Work required >>
Omit any picture, and return the remaining data exactly as written.
+++++
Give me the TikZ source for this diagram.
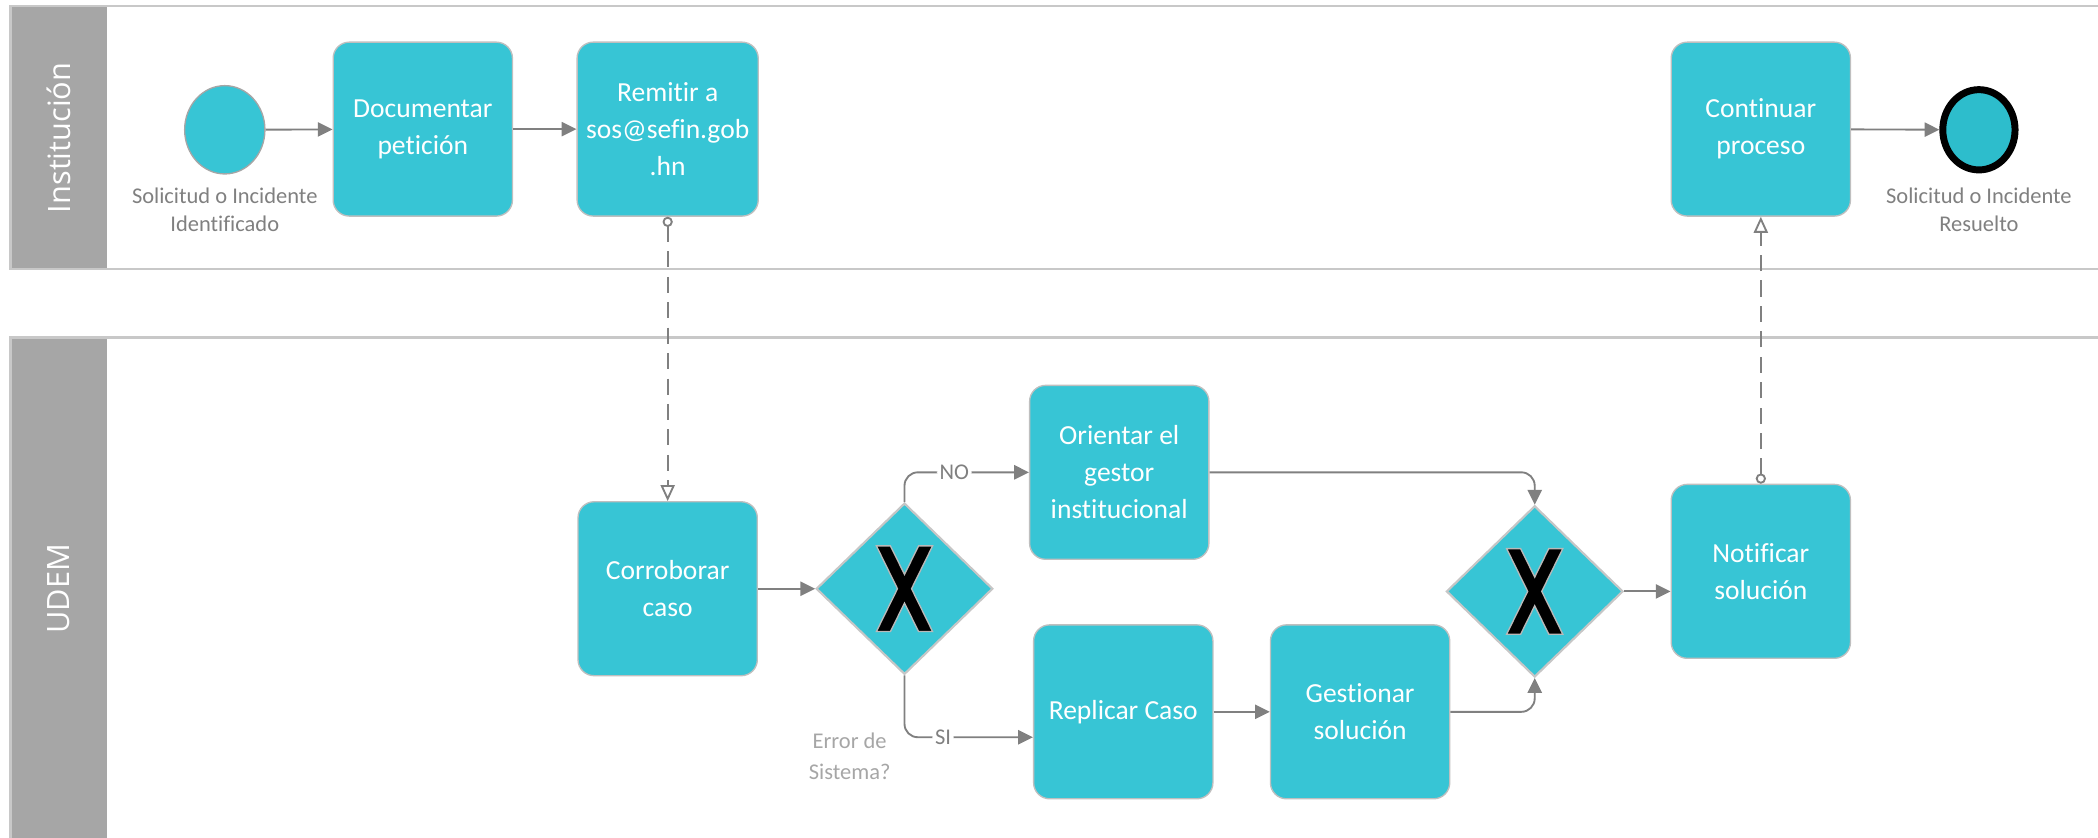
\documentclass[tikz,border=0pt]{standalone}
\usepackage{fontspec}
\setmainfont{Carlito}[Ligatures=NoCommon]
\newfontfamily\lanefont{Open Sans}
\usetikzlibrary{arrows.meta,shapes.geometric}
\definecolor{taskcyan}{HTML}{37C5D5}
\definecolor{endcyan}{HTML}{2DBDCC}
\definecolor{flowgray}{HTML}{808080}
\definecolor{lanegray}{HTML}{A6A6A6}
\definecolor{laneline}{HTML}{C8C8C8}

\begin{document}
\begin{tikzpicture}[x=0.5pt,y=-0.5pt]
\tikzstyle{task}=[rectangle, rounded corners=6pt, fill=taskcyan, draw=gray!50, line width=0.5pt, minimum width=67pt, minimum height=65pt, align=center, text=white, font=\fontsize{10.3}{13.8}\selectfont]
\tikzstyle{gateway}=[diamond, fill=taskcyan, draw=gray!45, line width=0.8pt, minimum width=66pt, minimum height=64pt, inner sep=0pt]
\tikzstyle{event}=[ellipse, fill=taskcyan, draw=gray!70, line width=0.5pt, minimum width=30pt, minimum height=33pt, inner sep=0pt]
\tikzstyle{flow}=[flowgray, line width=0.7pt, -{Triangle[length=5.5pt,width=5.3pt]}, rounded corners=5pt]
\tikzstyle{msg}=[flowgray, line width=0.7pt, dash pattern=on 6pt off 3.5pt, {Circle[open,length=3.8pt,width=3.8pt]}-{Triangle[open,length=6pt,width=5.3pt]}]
\tikzstyle{note}=[text=flowgray, align=center, font=\fontsize{8.4}{10.5}\selectfont]
\tikzstyle{guard}=[text=flowgray, fill=white, inner sep=1pt, font=\fontsize{8.4}{10}\selectfont]
\tikzstyle{lane}=[laneline, line width=1pt]
\tikzstyle{lanetitle}=[rotate=90, text=white, font=\lanefont\fontsize{11.5}{12}\selectfont]
\useasboundingbox (0,0) rectangle (1568,626.3);
% pools
\fill[lanegray] (8,4.5) rectangle (80,201);
\draw[lane] (1568,4.5) -- (8,4.5) -- (8,201) -- (1568,201);
\fill[lanegray] (8,252) rectangle (80,640);
\draw[lane] (1568,252) -- (8,252) -- (8,640);
\node[lanetitle] (institucion) at (44,103) {Institución};
\node[lanetitle] (udem) at (44,440) {UDEM};
% Institucion
\node[event] (inicio) at (168,97) {};
\node[note] (iniciolbl) at (168,156.5) {Solicitud o Incidente\\Identificado};
\node[task] (documentar) at (316,96.5) {Documentar\\petición};
\node[task] (remitir) at (499,96.5) {Remitir a\\sos@sefin.gob\\.hn};
\node[task] (continuar) at (1316,96.5) {Continuar\\proceso};
\node[event, fill=endcyan, draw=black, line width=2.6pt, minimum width=27pt, minimum height=30pt] (fin) at (1479,97) {};
\node[note] (finlbl) at (1479,156.5) {Solicitud o Incidente\\Resuelto};
% UDEM
\node[task] (corroborar) at (499,440) {Corroborar\\caso};
\node[gateway] (gwa) at (676,440) {};
\node[task] (orientar) at (836.5,353) {Orientar el\\gestor\\institucional};
\node[task] (replicar) at (839.5,532) {Replicar Caso};
\node[task] (gestionar) at (1016.5,532) {Gestionar\\solución};
\node[gateway] (gwb) at (1147,442) {};
\node[task] (notificar) at (1316,427) {Notificar\\solución};
\node[note, text=lanegray, font=\fontsize{8.4}{11.5}\selectfont] (pregunta) at (635,565.5) {Error de\\Sistema?};
\foreach \g in {gwa,gwb}
  \filldraw[black, draw=gray!55, line width=0.5pt, shift={(\g)}] (-21,-32) -- (-10.5,-32) -- (0,-10.7) -- (10.5,-32) -- (21,-32) -- (5.25,0) -- (21,32) -- (10.5,32) -- (0,10.7) -- (-10.5,32) -- (-21,32) -- (-5.25,0) -- cycle; %exclusive gateway
% sequence flows
\draw[flow] (inicio) -- (documentar);
\draw[flow] (documentar) -- (remitir);
\draw[flow] (continuar) -- (fin);
\draw[flow] (corroborar) -- (gwa);
\draw[flow] (gwa.north) |- node[guard, pos=0.7] (no) {NO} (orientar.west);
\draw[flow] (gwa.south) |- node[guard, pos=0.65] (si) {SI} ([yshift=-9.5pt]replicar.west);
\draw[flow] (orientar.east) -| (gwb.north);
\draw[flow] (replicar) -- (gestionar);
\draw[flow] (gestionar.east) -| (gwb.south);
\draw[flow] (gwb.east) -- (gwb.east -| notificar.west);
% message flows
\draw[msg] (remitir) -- (corroborar);
\draw[msg] (notificar) -- (continuar);
\end{tikzpicture}
\end{document}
+++++
Result >>
Give me the TikZ source for this diagram.
\documentclass[tikz,border=0pt]{standalone}
\usepackage{fontspec}
\setmainfont{Carlito}[Ligatures=NoCommon]
\newfontfamily\lanefont{Open Sans}
\usetikzlibrary{arrows.meta,shapes.geometric}
\definecolor{taskcyan}{HTML}{37C5D5}
\definecolor{endcyan}{HTML}{2DBDCC}
\definecolor{flowgray}{HTML}{808080}
\definecolor{lanegray}{HTML}{A6A6A6}
\definecolor{laneline}{HTML}{C8C8C8}

\begin{document}
\begin{tikzpicture}[x=0.5pt,y=-0.5pt]
\tikzstyle{task}=[rectangle, rounded corners=6pt, fill=taskcyan, draw=gray!50, line width=0.5pt, minimum width=67pt, minimum height=65pt, align=center, text=white, font=\fontsize{10.3}{13.8}\selectfont]
\tikzstyle{gateway}=[diamond, fill=taskcyan, draw=gray!45, line width=0.8pt, minimum width=66pt, minimum height=64pt, inner sep=0pt]
\tikzstyle{event}=[ellipse, fill=taskcyan, draw=gray!70, line width=0.5pt, minimum width=30pt, minimum height=33pt, inner sep=0pt]
\tikzstyle{flow}=[flowgray, line width=0.7pt, -{Triangle[length=5.5pt,width=5.3pt]}, rounded corners=5pt]
\tikzstyle{msg}=[flowgray, line width=0.7pt, dash pattern=on 6pt off 3.5pt, {Circle[open,length=3.8pt,width=3.8pt]}-{Triangle[open,length=6pt,width=5.3pt]}]
\tikzstyle{note}=[text=flowgray, align=center, font=\fontsize{8.4}{10.5}\selectfont]
\tikzstyle{guard}=[text=flowgray, fill=white, inner sep=1pt, font=\fontsize{8.4}{10}\selectfont]
\tikzstyle{lane}=[laneline, line width=1pt]
\tikzstyle{lanetitle}=[rotate=90, text=white, font=\lanefont\fontsize{11.5}{12}\selectfont]
\useasboundingbox (0,0) rectangle (1568,626.3);
% pools
\fill[lanegray] (8,4.5) rectangle (80,201);
\draw[lane] (1568,4.5) -- (8,4.5) -- (8,201) -- (1568,201);
\fill[lanegray] (8,252) rectangle (80,640);
\draw[lane] (1568,252) -- (8,252) -- (8,640);
\node[lanetitle] (institucion) at (44,103) {Institución};
\node[lanetitle] (udem) at (44,440) {UDEM};
% Institucion
\node[event] (inicio) at (168,97) {};
\node[note] (iniciolbl) at (168,156.5) {Solicitud o Incidente\\Identificado};
\node[task] (documentar) at (316,96.5) {Documentar\\petición};
\node[task] (remitir) at (499,96.5) {Remitir a\\sos@sefin.gob\\.hn};
\node[task] (continuar) at (1316,96.5) {Continuar\\proceso};
\node[event, fill=endcyan, draw=black, line width=2.6pt, minimum width=27pt, minimum height=30pt] (fin) at (1479,97) {};
\node[note] (finlbl) at (1479,156.5) {Solicitud o Incidente\\Resuelto};
% UDEM
\node[task] (corroborar) at (499,440) {Corroborar\\caso};
\node[gateway] (gwa) at (676,440) {};
\node[task] (orientar) at (836.5,353) {Orientar el\\gestor\\institucional};
\node[task] (replicar) at (839.5,532) {Replicar Caso};
\node[task] (gestionar) at (1016.5,532) {Gestionar\\solución};
\node[gateway] (gwb) at (1147,442) {};
\node[task] (notificar) at (1316,427) {Notificar\\solución};
\node[note, text=lanegray, font=\fontsize{8.4}{11.5}\selectfont] (pregunta) at (635,565.5) {Error de\\Sistema?};
\foreach \g in {gwa,gwb}
  \filldraw[black, draw=gray!55, line width=0.5pt, shift={(\g)}] (-21,-32) -- (-10.5,-32) -- (0,-10.7) -- (10.5,-32) -- (21,-32) -- (5.25,0) -- (21,32) -- (10.5,32) -- (0,10.7) -- (-10.5,32) -- (-21,32) -- (-5.25,0) -- cycle; %exclusive gateway
% sequence flows
\draw[flow] (inicio) -- (documentar);
\draw[flow] (documentar) -- (remitir);
\draw[flow] (continuar) -- (fin);
\draw[flow] (corroborar) -- (gwa);
\draw[flow] (gwa.north) |- node[guard, pos=0.7] (no) {NO} (orientar.west);
\draw[flow] (gwa.south) |- node[guard, pos=0.65] (si) {SI} ([yshift=-9.5pt]replicar.west);
\draw[flow] (orientar.east) -| (gwb.north);
\draw[flow] (replicar) -- (gestionar);
\draw[flow] (gestionar.east) -| (gwb.south);
\draw[flow] (gwb.east) -- (gwb.east -| notificar.west);
% message flows
\draw[msg] (remitir) -- (corroborar);
\draw[msg] (notificar) -- (continuar);
\end{tikzpicture}
\end{document}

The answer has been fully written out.